** begin **

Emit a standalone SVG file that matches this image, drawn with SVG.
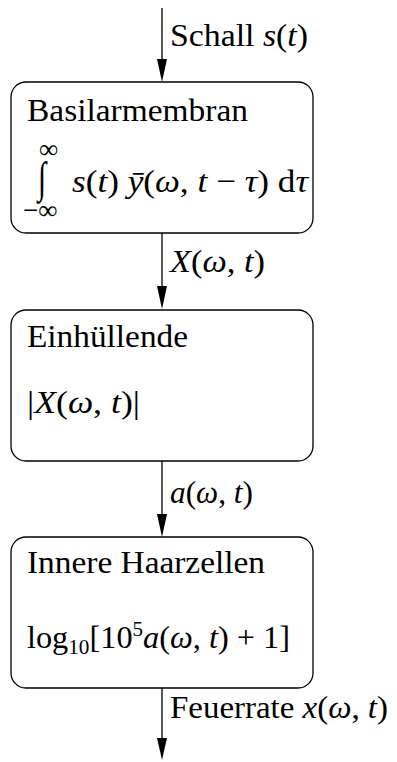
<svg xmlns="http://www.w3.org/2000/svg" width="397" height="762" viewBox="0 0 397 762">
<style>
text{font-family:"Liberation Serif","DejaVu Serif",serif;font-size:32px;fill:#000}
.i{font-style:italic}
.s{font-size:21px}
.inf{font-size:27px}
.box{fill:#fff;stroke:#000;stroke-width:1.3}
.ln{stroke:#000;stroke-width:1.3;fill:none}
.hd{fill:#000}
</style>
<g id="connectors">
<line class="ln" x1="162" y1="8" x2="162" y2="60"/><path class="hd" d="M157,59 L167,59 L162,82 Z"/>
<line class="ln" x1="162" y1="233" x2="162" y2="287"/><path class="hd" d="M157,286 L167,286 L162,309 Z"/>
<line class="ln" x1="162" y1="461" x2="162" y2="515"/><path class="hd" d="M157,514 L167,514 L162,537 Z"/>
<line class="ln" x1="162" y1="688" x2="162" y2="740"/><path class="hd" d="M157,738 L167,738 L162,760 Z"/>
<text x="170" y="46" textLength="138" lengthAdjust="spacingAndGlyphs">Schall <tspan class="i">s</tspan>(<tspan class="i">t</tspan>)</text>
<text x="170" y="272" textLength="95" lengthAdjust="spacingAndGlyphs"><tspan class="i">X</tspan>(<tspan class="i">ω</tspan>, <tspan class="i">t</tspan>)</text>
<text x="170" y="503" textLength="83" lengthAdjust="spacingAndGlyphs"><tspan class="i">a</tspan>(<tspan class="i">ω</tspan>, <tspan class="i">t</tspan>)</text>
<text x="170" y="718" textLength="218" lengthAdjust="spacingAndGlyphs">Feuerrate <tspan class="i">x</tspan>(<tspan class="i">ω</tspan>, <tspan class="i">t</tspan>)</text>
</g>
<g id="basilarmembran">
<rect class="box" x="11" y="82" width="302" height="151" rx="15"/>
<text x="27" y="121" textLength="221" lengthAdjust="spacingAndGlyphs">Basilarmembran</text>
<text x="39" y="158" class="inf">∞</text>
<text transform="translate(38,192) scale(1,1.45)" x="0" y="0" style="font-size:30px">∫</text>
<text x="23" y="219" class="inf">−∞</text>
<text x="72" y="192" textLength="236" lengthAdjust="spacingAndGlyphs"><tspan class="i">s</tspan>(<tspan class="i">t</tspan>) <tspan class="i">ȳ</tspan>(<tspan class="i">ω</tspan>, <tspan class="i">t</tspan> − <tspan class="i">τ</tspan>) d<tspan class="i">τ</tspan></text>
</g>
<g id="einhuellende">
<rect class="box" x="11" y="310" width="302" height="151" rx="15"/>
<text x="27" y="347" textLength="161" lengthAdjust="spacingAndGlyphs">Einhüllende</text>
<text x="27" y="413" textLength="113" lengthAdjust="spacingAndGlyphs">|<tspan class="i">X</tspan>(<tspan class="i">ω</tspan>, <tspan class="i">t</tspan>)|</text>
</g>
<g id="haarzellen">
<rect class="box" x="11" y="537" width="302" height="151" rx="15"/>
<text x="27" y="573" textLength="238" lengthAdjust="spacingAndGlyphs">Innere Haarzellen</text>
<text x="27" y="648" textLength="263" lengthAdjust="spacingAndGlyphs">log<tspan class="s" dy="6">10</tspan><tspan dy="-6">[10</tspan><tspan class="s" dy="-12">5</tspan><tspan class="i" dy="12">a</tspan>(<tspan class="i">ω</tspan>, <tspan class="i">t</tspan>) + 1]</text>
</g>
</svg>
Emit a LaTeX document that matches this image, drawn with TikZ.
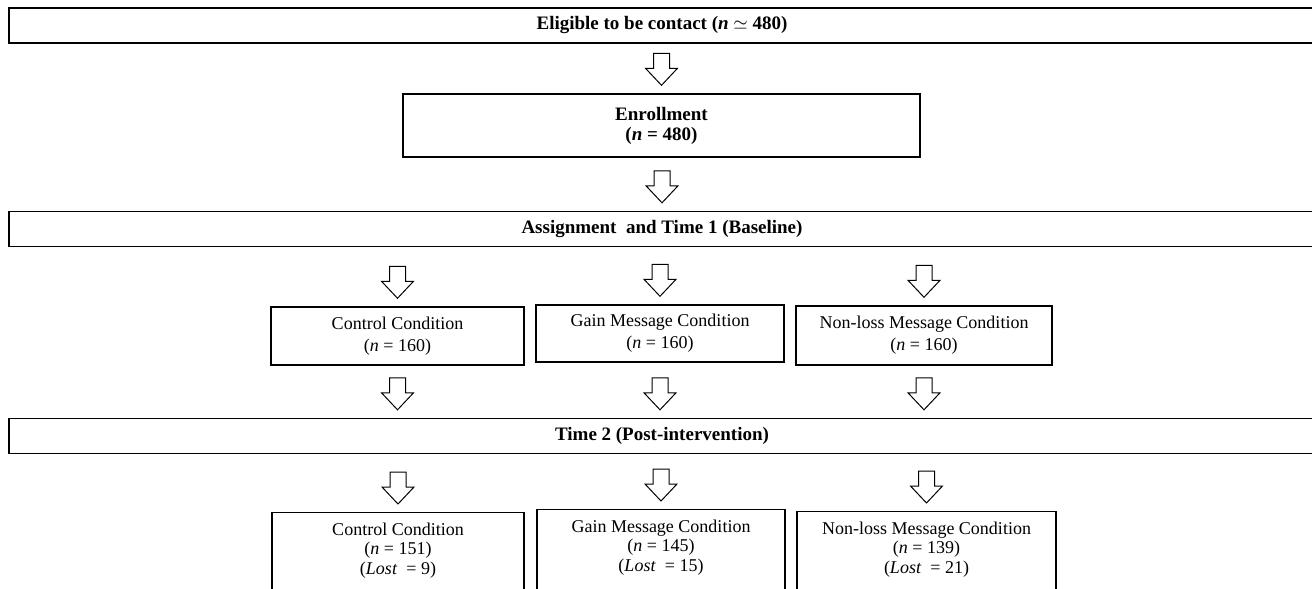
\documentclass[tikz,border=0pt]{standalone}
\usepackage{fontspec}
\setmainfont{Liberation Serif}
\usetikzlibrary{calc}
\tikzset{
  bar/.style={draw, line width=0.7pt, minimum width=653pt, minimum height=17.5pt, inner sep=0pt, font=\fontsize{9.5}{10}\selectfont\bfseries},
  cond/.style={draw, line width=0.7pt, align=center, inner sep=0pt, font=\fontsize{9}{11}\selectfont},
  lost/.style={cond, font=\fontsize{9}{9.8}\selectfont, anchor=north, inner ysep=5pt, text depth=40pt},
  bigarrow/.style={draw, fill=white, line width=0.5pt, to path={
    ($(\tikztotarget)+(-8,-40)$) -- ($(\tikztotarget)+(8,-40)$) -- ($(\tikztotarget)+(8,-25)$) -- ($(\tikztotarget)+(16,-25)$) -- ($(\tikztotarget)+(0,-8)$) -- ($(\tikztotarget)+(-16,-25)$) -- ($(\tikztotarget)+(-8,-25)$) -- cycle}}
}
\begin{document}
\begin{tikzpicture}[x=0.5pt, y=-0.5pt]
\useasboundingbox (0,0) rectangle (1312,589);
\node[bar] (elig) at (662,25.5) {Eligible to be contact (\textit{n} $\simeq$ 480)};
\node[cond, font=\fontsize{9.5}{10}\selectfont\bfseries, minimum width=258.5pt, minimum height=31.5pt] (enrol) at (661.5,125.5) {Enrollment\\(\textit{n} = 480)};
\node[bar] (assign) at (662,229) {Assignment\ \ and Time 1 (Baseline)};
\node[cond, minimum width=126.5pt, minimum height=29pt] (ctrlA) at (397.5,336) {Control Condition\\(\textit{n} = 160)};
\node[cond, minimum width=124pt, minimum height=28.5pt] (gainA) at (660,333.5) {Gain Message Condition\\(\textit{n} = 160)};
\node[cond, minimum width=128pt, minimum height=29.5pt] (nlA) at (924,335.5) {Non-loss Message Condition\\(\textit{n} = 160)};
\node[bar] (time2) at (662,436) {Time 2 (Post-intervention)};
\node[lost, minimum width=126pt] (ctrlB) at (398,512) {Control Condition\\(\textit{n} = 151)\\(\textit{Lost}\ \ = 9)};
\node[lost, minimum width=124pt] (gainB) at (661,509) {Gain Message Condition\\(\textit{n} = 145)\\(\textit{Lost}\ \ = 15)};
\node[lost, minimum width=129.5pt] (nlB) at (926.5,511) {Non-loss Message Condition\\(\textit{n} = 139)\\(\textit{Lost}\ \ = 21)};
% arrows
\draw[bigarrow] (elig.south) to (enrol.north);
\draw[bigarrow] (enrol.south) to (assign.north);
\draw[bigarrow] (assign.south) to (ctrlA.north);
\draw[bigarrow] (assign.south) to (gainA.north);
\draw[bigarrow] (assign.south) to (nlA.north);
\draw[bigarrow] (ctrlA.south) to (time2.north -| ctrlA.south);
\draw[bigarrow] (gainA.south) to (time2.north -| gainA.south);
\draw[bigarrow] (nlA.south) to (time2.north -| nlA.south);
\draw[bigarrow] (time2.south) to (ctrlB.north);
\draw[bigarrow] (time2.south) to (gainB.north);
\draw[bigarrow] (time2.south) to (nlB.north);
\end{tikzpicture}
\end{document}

** end **

- EXERCISE AIM: What comes back should match the records exactly, minus any pictures.

- FINAL RESULT:
Emit a standalone SVG file that matches this image, drawn with SVG.
<svg xmlns="http://www.w3.org/2000/svg" width="397" height="762" viewBox="0 0 397 762">
<style>
text{font-family:"Liberation Serif","DejaVu Serif",serif;font-size:32px;fill:#000}
.i{font-style:italic}
.s{font-size:21px}
.inf{font-size:27px}
.box{fill:#fff;stroke:#000;stroke-width:1.3}
.ln{stroke:#000;stroke-width:1.3;fill:none}
.hd{fill:#000}
</style>
<g id="connectors">
<line class="ln" x1="162" y1="8" x2="162" y2="60"/><path class="hd" d="M157,59 L167,59 L162,82 Z"/>
<line class="ln" x1="162" y1="233" x2="162" y2="287"/><path class="hd" d="M157,286 L167,286 L162,309 Z"/>
<line class="ln" x1="162" y1="461" x2="162" y2="515"/><path class="hd" d="M157,514 L167,514 L162,537 Z"/>
<line class="ln" x1="162" y1="688" x2="162" y2="740"/><path class="hd" d="M157,738 L167,738 L162,760 Z"/>
<text x="170" y="46" textLength="138" lengthAdjust="spacingAndGlyphs">Schall <tspan class="i">s</tspan>(<tspan class="i">t</tspan>)</text>
<text x="170" y="272" textLength="95" lengthAdjust="spacingAndGlyphs"><tspan class="i">X</tspan>(<tspan class="i">ω</tspan>, <tspan class="i">t</tspan>)</text>
<text x="170" y="503" textLength="83" lengthAdjust="spacingAndGlyphs"><tspan class="i">a</tspan>(<tspan class="i">ω</tspan>, <tspan class="i">t</tspan>)</text>
<text x="170" y="718" textLength="218" lengthAdjust="spacingAndGlyphs">Feuerrate <tspan class="i">x</tspan>(<tspan class="i">ω</tspan>, <tspan class="i">t</tspan>)</text>
</g>
<g id="basilarmembran">
<rect class="box" x="11" y="82" width="302" height="151" rx="15"/>
<text x="27" y="121" textLength="221" lengthAdjust="spacingAndGlyphs">Basilarmembran</text>
<text x="39" y="158" class="inf">∞</text>
<text transform="translate(38,192) scale(1,1.45)" x="0" y="0" style="font-size:30px">∫</text>
<text x="23" y="219" class="inf">−∞</text>
<text x="72" y="192" textLength="236" lengthAdjust="spacingAndGlyphs"><tspan class="i">s</tspan>(<tspan class="i">t</tspan>) <tspan class="i">ȳ</tspan>(<tspan class="i">ω</tspan>, <tspan class="i">t</tspan> − <tspan class="i">τ</tspan>) d<tspan class="i">τ</tspan></text>
</g>
<g id="einhuellende">
<rect class="box" x="11" y="310" width="302" height="151" rx="15"/>
<text x="27" y="347" textLength="161" lengthAdjust="spacingAndGlyphs">Einhüllende</text>
<text x="27" y="413" textLength="113" lengthAdjust="spacingAndGlyphs">|<tspan class="i">X</tspan>(<tspan class="i">ω</tspan>, <tspan class="i">t</tspan>)|</text>
</g>
<g id="haarzellen">
<rect class="box" x="11" y="537" width="302" height="151" rx="15"/>
<text x="27" y="573" textLength="238" lengthAdjust="spacingAndGlyphs">Innere Haarzellen</text>
<text x="27" y="648" textLength="263" lengthAdjust="spacingAndGlyphs">log<tspan class="s" dy="6">10</tspan><tspan dy="-6">[10</tspan><tspan class="s" dy="-12">5</tspan><tspan class="i" dy="12">a</tspan>(<tspan class="i">ω</tspan>, <tspan class="i">t</tspan>) + 1]</text>
</g>
</svg>
Emit a LaTeX document that matches this image, drawn with TikZ.
\documentclass[tikz,border=0pt]{standalone}
\usepackage{fontspec}
\setmainfont{Liberation Serif}
\usetikzlibrary{calc}
\tikzset{
  bar/.style={draw, line width=0.7pt, minimum width=653pt, minimum height=17.5pt, inner sep=0pt, font=\fontsize{9.5}{10}\selectfont\bfseries},
  cond/.style={draw, line width=0.7pt, align=center, inner sep=0pt, font=\fontsize{9}{11}\selectfont},
  lost/.style={cond, font=\fontsize{9}{9.8}\selectfont, anchor=north, inner ysep=5pt, text depth=40pt},
  bigarrow/.style={draw, fill=white, line width=0.5pt, to path={
    ($(\tikztotarget)+(-8,-40)$) -- ($(\tikztotarget)+(8,-40)$) -- ($(\tikztotarget)+(8,-25)$) -- ($(\tikztotarget)+(16,-25)$) -- ($(\tikztotarget)+(0,-8)$) -- ($(\tikztotarget)+(-16,-25)$) -- ($(\tikztotarget)+(-8,-25)$) -- cycle}}
}
\begin{document}
\begin{tikzpicture}[x=0.5pt, y=-0.5pt]
\useasboundingbox (0,0) rectangle (1312,589);
\node[bar] (elig) at (662,25.5) {Eligible to be contact (\textit{n} $\simeq$ 480)};
\node[cond, font=\fontsize{9.5}{10}\selectfont\bfseries, minimum width=258.5pt, minimum height=31.5pt] (enrol) at (661.5,125.5) {Enrollment\\(\textit{n} = 480)};
\node[bar] (assign) at (662,229) {Assignment\ \ and Time 1 (Baseline)};
\node[cond, minimum width=126.5pt, minimum height=29pt] (ctrlA) at (397.5,336) {Control Condition\\(\textit{n} = 160)};
\node[cond, minimum width=124pt, minimum height=28.5pt] (gainA) at (660,333.5) {Gain Message Condition\\(\textit{n} = 160)};
\node[cond, minimum width=128pt, minimum height=29.5pt] (nlA) at (924,335.5) {Non-loss Message Condition\\(\textit{n} = 160)};
\node[bar] (time2) at (662,436) {Time 2 (Post-intervention)};
\node[lost, minimum width=126pt] (ctrlB) at (398,512) {Control Condition\\(\textit{n} = 151)\\(\textit{Lost}\ \ = 9)};
\node[lost, minimum width=124pt] (gainB) at (661,509) {Gain Message Condition\\(\textit{n} = 145)\\(\textit{Lost}\ \ = 15)};
\node[lost, minimum width=129.5pt] (nlB) at (926.5,511) {Non-loss Message Condition\\(\textit{n} = 139)\\(\textit{Lost}\ \ = 21)};
% arrows
\draw[bigarrow] (elig.south) to (enrol.north);
\draw[bigarrow] (enrol.south) to (assign.north);
\draw[bigarrow] (assign.south) to (ctrlA.north);
\draw[bigarrow] (assign.south) to (gainA.north);
\draw[bigarrow] (assign.south) to (nlA.north);
\draw[bigarrow] (ctrlA.south) to (time2.north -| ctrlA.south);
\draw[bigarrow] (gainA.south) to (time2.north -| gainA.south);
\draw[bigarrow] (nlA.south) to (time2.north -| nlA.south);
\draw[bigarrow] (time2.south) to (ctrlB.north);
\draw[bigarrow] (time2.south) to (gainB.north);
\draw[bigarrow] (time2.south) to (nlB.north);
\end{tikzpicture}
\end{document}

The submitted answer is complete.